Goal of the exercise:
Print every entry, word for word, and skip the images.

Stored records:
-- begin --
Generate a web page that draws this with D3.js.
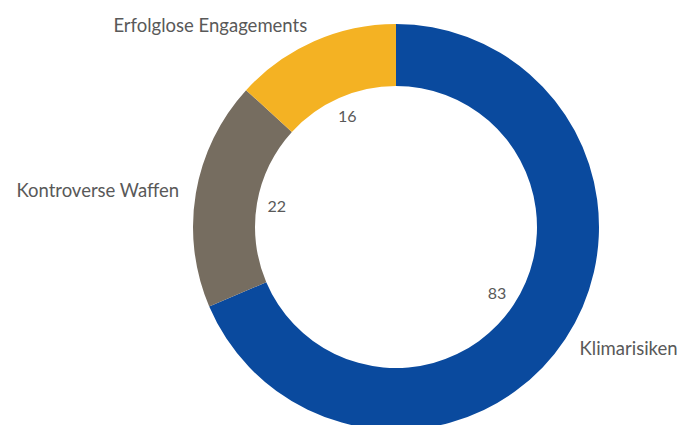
<!DOCTYPE html>
<html>
<head>
<meta charset="utf-8">
<script src="https://cdnjs.cloudflare.com/ajax/libs/d3/7.8.5/d3.min.js"></script>
<style>
  body { margin: 0; background: #fff; }
  text { font-family: Lato, "Open Sans", sans-serif; fill: #595959; }
</style>
</head>
<body>
<div id="chart"></div>
<script>
var categories = ["Klimarisiken", "Kontroverse Waffen", "Erfolglose Engagements"];
var values = [83, 22, 16];
var colors = ["#0a4a9e", "#766d60", "#f4b223"];

var width = 680,
    height = 425,
    cx = 396,
    cy = 227,
    outerRadius = 203,
    innerRadius = 141;

var data = categories.map(function(c, i) {
    return { name: c, value: values[i], color: colors[i] };
});

/* SVG */
var svg = d3.select("#chart")
    .append("svg")
        .attr("width", width)
        .attr("height", height);

var main = svg.append("g")
    .attr("transform", "translate(" + cx + "," + cy + ")");

/* Pie */
var pie = d3.pie()
    .sort(null)
    .value(function(d) { return d.value; });

var arc = d3.arc()
    .innerRadius(innerRadius)
    .outerRadius(outerRadius);

var valueArc = d3.arc()
    .innerRadius(121)
    .outerRadius(121);

var labelArc = d3.arc()
    .innerRadius(220)
    .outerRadius(220);

var arcs = pie(data);

main.selectAll("path")
    .data(arcs)
    .enter()
    .append("path")
        .attr("d", arc)
        .attr("fill", function(d) { return d.data.color; });

// values inside the ring
main.selectAll(".value")
    .data(arcs)
    .enter()
    .append("text")
        .attr("class", "value")
        .attr("transform", function(d) { return "translate(" + valueArc.centroid(d) + ")"; })
        .attr("text-anchor", "middle")
        .attr("dy", "0.35em")
        .style("font-size", "16px")
        .text(function(d) { return d.data.value; });

// category labels outside
main.selectAll(".label")
    .data(arcs)
    .enter()
    .append("text")
        .attr("class", "label")
        .attr("transform", function(d) { return "translate(" + labelArc.centroid(d) + ")"; })
        .attr("text-anchor", function(d) {
            return (d.startAngle + d.endAngle) / 2 < Math.PI ? "start" : "end";
        })
        .attr("dy", "0.35em")
        .style("font-size", "18.5px")
        .text(function(d) { return d.data.name; });
</script>
</body>
</html>
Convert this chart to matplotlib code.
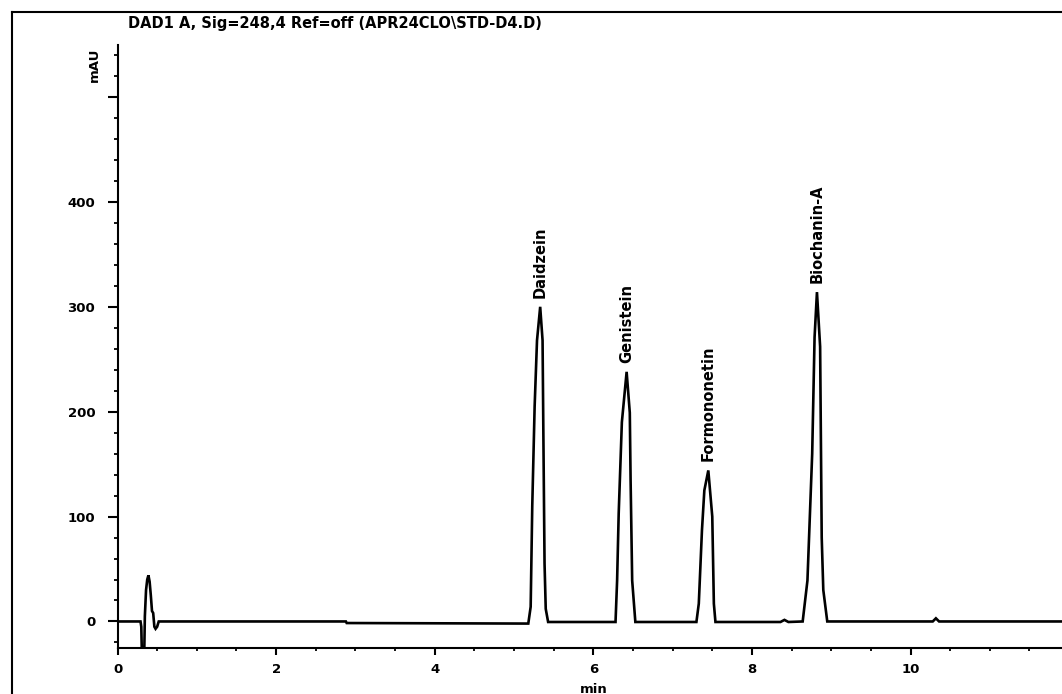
import matplotlib
matplotlib.use('Agg')
import matplotlib.pyplot as plt
from matplotlib.lines import Line2D
from matplotlib.ticker import MultipleLocator, FixedLocator

# Trace: retention time (min) and signal (mAU)
time_min = [0.00, 0.29, 0.30, 0.31, 0.335, 0.345, 0.36, 0.375, 0.39, 0.405,
            0.42, 0.435, 0.45, 0.465, 0.48, 0.50, 0.52, 2.88, 2.89, 5.15,
            5.18, 5.21, 5.23, 5.26, 5.29, 5.33, 5.36, 5.37, 5.385, 5.40,
            5.43, 6.28, 6.30, 6.32, 6.36, 6.42, 6.46, 6.47, 6.49, 6.53,
            7.30, 7.33, 7.37, 7.40, 7.45, 7.50, 7.52, 7.54, 8.36, 8.41,
            8.46, 8.64, 8.70, 8.76, 8.79, 8.82, 8.86, 8.88, 8.90, 8.95,
            10.28, 10.32, 10.36, 11.95]
signal_mau = [0, 0, -5, -40, -40, 5, 30, 40, 44, 38,
              25, 10, 8, -5, -7, -5, 0, 0, -1.5, -2,
              -2, 14, 110, 205, 268, 300, 268, 180, 55, 12,
              -0.5, -0.5, 39, 103, 190, 238, 199, 135, 39, -0.5,
              -0.5, 17, 87, 125, 144, 100, 17, -0.5, -0.5, 1.5,
              -0.5, 0, 39, 160, 271, 314, 262, 80, 30, 0,
              0, 3, 0, 0]

peak_names = ['Daidzein', 'Genistein', 'Formononetin', 'Biochanin-A']
peak_times = [5.33, 6.42, 7.45, 8.82]
peak_heights = [300, 238, 144, 314]

x_ticks = [0, 2, 4, 6, 8, 10]
y_ticks = [0, 100, 200, 300, 400, 500]
y_tick_labels = ['0', '100', '200', '300', '400', '']

title_text = 'DAD1 A, Sig=248,4 Ref=off (APR24CLO\\STD-D4.D)'

W, H = 1062, 694
fig = plt.figure(figsize=(W / 100, H / 100), dpi=100)
ax = fig.add_axes([117.5 / W, (H - 648) / H, 1 - 117.5 / W, (648 - 45) / H])

FONT = dict(family='DejaVu Sans', weight='bold', size=9.5)

ax.plot(time_min, signal_mau, color='black', lw=1.9, solid_joinstyle='miter')
ax.set_xlim(0, 11.91)
ax.set_ylim(-25.3, 549.6)

for s in ['top', 'right']:
    ax.spines[s].set_visible(False)
for s in ['left', 'bottom']:
    ax.spines[s].set_linewidth(1.5)

ax.xaxis.set_major_locator(FixedLocator(x_ticks))
ax.xaxis.set_minor_locator(MultipleLocator(0.5))
ax.yaxis.set_major_locator(FixedLocator(y_ticks))
ax.yaxis.set_minor_locator(MultipleLocator(20))
ax.set_xticklabels([str(v) for v in x_ticks], fontdict=FONT)
ax.set_yticklabels(y_tick_labels, fontdict=FONT)

ax.tick_params(axis='x', which='major', direction='out', length=5, width=1.5, pad=6)
ax.tick_params(axis='x', which='minor', direction='out', length=2.5, width=1.3)
ax.tick_params(axis='y', which='major', direction='out', length=7, width=1.5, pad=9)
ax.tick_params(axis='y', which='minor', direction='out', length=3, width=1.3)

# axis labels
ax.text(6, -0.068, 'min', transform=ax.get_xaxis_transform(), ha='center',
        va='center', fontdict=FONT)
ax.text(-0.29, 531, 'mAU', rotation=90, ha='center', va='center',
        fontdict=FONT, clip_on=False)

# peak labels
for name, t, h in zip(peak_names, peak_times, peak_heights):
    ax.annotate(name, xy=(t, h), xytext=(0, 9), textcoords='offset pixels',
                rotation=90, ha='center', va='bottom',
                family='DejaVu Sans', weight='bold', size=10.5)

# title
fig.text(128 / W, 1 - 28 / H, title_text, ha='left', va='baseline',
         family='DejaVu Sans', weight='bold', size=10.5)

# frame lines (left and top)
fig.add_artist(Line2D([12 / W, 12 / W], [0, 1 - 12 / H], color='black', lw=1.5,
                      transform=fig.transFigure))
fig.add_artist(Line2D([12 / W, 1], [1 - 12 / H, 1 - 12 / H], color='black', lw=1.5,
                      transform=fig.transFigure))

fig.savefig('out.png', dpi=100)
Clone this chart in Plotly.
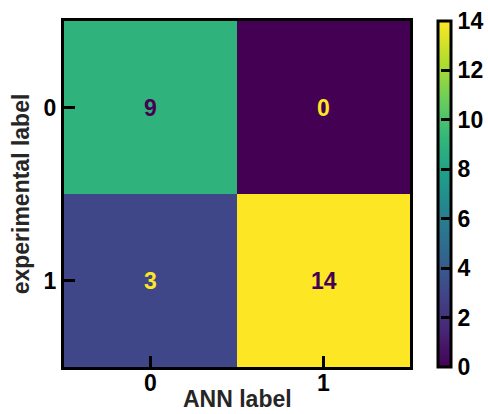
-- end --
Written answer:
Generate a web page that draws this with D3.js.
<!DOCTYPE html>
<html>
<head>
<meta charset="utf-8">
<script src="https://cdnjs.cloudflare.com/ajax/libs/d3/7.8.5/d3.min.js"></script>
<style>
  body { margin: 0; background: #fff; }
  text { font-family: Lato, "Open Sans", sans-serif; fill: #595959; }
</style>
</head>
<body>
<div id="chart"></div>
<script>
var categories = ["Klimarisiken", "Kontroverse Waffen", "Erfolglose Engagements"];
var values = [83, 22, 16];
var colors = ["#0a4a9e", "#766d60", "#f4b223"];

var width = 680,
    height = 425,
    cx = 396,
    cy = 227,
    outerRadius = 203,
    innerRadius = 141;

var data = categories.map(function(c, i) {
    return { name: c, value: values[i], color: colors[i] };
});

/* SVG */
var svg = d3.select("#chart")
    .append("svg")
        .attr("width", width)
        .attr("height", height);

var main = svg.append("g")
    .attr("transform", "translate(" + cx + "," + cy + ")");

/* Pie */
var pie = d3.pie()
    .sort(null)
    .value(function(d) { return d.value; });

var arc = d3.arc()
    .innerRadius(innerRadius)
    .outerRadius(outerRadius);

var valueArc = d3.arc()
    .innerRadius(121)
    .outerRadius(121);

var labelArc = d3.arc()
    .innerRadius(220)
    .outerRadius(220);

var arcs = pie(data);

main.selectAll("path")
    .data(arcs)
    .enter()
    .append("path")
        .attr("d", arc)
        .attr("fill", function(d) { return d.data.color; });

// values inside the ring
main.selectAll(".value")
    .data(arcs)
    .enter()
    .append("text")
        .attr("class", "value")
        .attr("transform", function(d) { return "translate(" + valueArc.centroid(d) + ")"; })
        .attr("text-anchor", "middle")
        .attr("dy", "0.35em")
        .style("font-size", "16px")
        .text(function(d) { return d.data.value; });

// category labels outside
main.selectAll(".label")
    .data(arcs)
    .enter()
    .append("text")
        .attr("class", "label")
        .attr("transform", function(d) { return "translate(" + labelArc.centroid(d) + ")"; })
        .attr("text-anchor", function(d) {
            return (d.startAngle + d.endAngle) / 2 < Math.PI ? "start" : "end";
        })
        .attr("dy", "0.35em")
        .style("font-size", "18.5px")
        .text(function(d) { return d.data.name; });
</script>
</body>
</html>
Convert this chart to matplotlib code.
import matplotlib
matplotlib.use('Agg')
import matplotlib.pyplot as plt
from matplotlib.lines import Line2D
from matplotlib.ticker import MultipleLocator, FixedLocator

# Trace: retention time (min) and signal (mAU)
time_min = [0.00, 0.29, 0.30, 0.31, 0.335, 0.345, 0.36, 0.375, 0.39, 0.405,
            0.42, 0.435, 0.45, 0.465, 0.48, 0.50, 0.52, 2.88, 2.89, 5.15,
            5.18, 5.21, 5.23, 5.26, 5.29, 5.33, 5.36, 5.37, 5.385, 5.40,
            5.43, 6.28, 6.30, 6.32, 6.36, 6.42, 6.46, 6.47, 6.49, 6.53,
            7.30, 7.33, 7.37, 7.40, 7.45, 7.50, 7.52, 7.54, 8.36, 8.41,
            8.46, 8.64, 8.70, 8.76, 8.79, 8.82, 8.86, 8.88, 8.90, 8.95,
            10.28, 10.32, 10.36, 11.95]
signal_mau = [0, 0, -5, -40, -40, 5, 30, 40, 44, 38,
              25, 10, 8, -5, -7, -5, 0, 0, -1.5, -2,
              -2, 14, 110, 205, 268, 300, 268, 180, 55, 12,
              -0.5, -0.5, 39, 103, 190, 238, 199, 135, 39, -0.5,
              -0.5, 17, 87, 125, 144, 100, 17, -0.5, -0.5, 1.5,
              -0.5, 0, 39, 160, 271, 314, 262, 80, 30, 0,
              0, 3, 0, 0]

peak_names = ['Daidzein', 'Genistein', 'Formononetin', 'Biochanin-A']
peak_times = [5.33, 6.42, 7.45, 8.82]
peak_heights = [300, 238, 144, 314]

x_ticks = [0, 2, 4, 6, 8, 10]
y_ticks = [0, 100, 200, 300, 400, 500]
y_tick_labels = ['0', '100', '200', '300', '400', '']

title_text = 'DAD1 A, Sig=248,4 Ref=off (APR24CLO\\STD-D4.D)'

W, H = 1062, 694
fig = plt.figure(figsize=(W / 100, H / 100), dpi=100)
ax = fig.add_axes([117.5 / W, (H - 648) / H, 1 - 117.5 / W, (648 - 45) / H])

FONT = dict(family='DejaVu Sans', weight='bold', size=9.5)

ax.plot(time_min, signal_mau, color='black', lw=1.9, solid_joinstyle='miter')
ax.set_xlim(0, 11.91)
ax.set_ylim(-25.3, 549.6)

for s in ['top', 'right']:
    ax.spines[s].set_visible(False)
for s in ['left', 'bottom']:
    ax.spines[s].set_linewidth(1.5)

ax.xaxis.set_major_locator(FixedLocator(x_ticks))
ax.xaxis.set_minor_locator(MultipleLocator(0.5))
ax.yaxis.set_major_locator(FixedLocator(y_ticks))
ax.yaxis.set_minor_locator(MultipleLocator(20))
ax.set_xticklabels([str(v) for v in x_ticks], fontdict=FONT)
ax.set_yticklabels(y_tick_labels, fontdict=FONT)

ax.tick_params(axis='x', which='major', direction='out', length=5, width=1.5, pad=6)
ax.tick_params(axis='x', which='minor', direction='out', length=2.5, width=1.3)
ax.tick_params(axis='y', which='major', direction='out', length=7, width=1.5, pad=9)
ax.tick_params(axis='y', which='minor', direction='out', length=3, width=1.3)

# axis labels
ax.text(6, -0.068, 'min', transform=ax.get_xaxis_transform(), ha='center',
        va='center', fontdict=FONT)
ax.text(-0.29, 531, 'mAU', rotation=90, ha='center', va='center',
        fontdict=FONT, clip_on=False)

# peak labels
for name, t, h in zip(peak_names, peak_times, peak_heights):
    ax.annotate(name, xy=(t, h), xytext=(0, 9), textcoords='offset pixels',
                rotation=90, ha='center', va='bottom',
                family='DejaVu Sans', weight='bold', size=10.5)

# title
fig.text(128 / W, 1 - 28 / H, title_text, ha='left', va='baseline',
         family='DejaVu Sans', weight='bold', size=10.5)

# frame lines (left and top)
fig.add_artist(Line2D([12 / W, 12 / W], [0, 1 - 12 / H], color='black', lw=1.5,
                      transform=fig.transFigure))
fig.add_artist(Line2D([12 / W, 1], [1 - 12 / H, 1 - 12 / H], color='black', lw=1.5,
                      transform=fig.transFigure))

fig.savefig('out.png', dpi=100)
Clone this chart in Plotly.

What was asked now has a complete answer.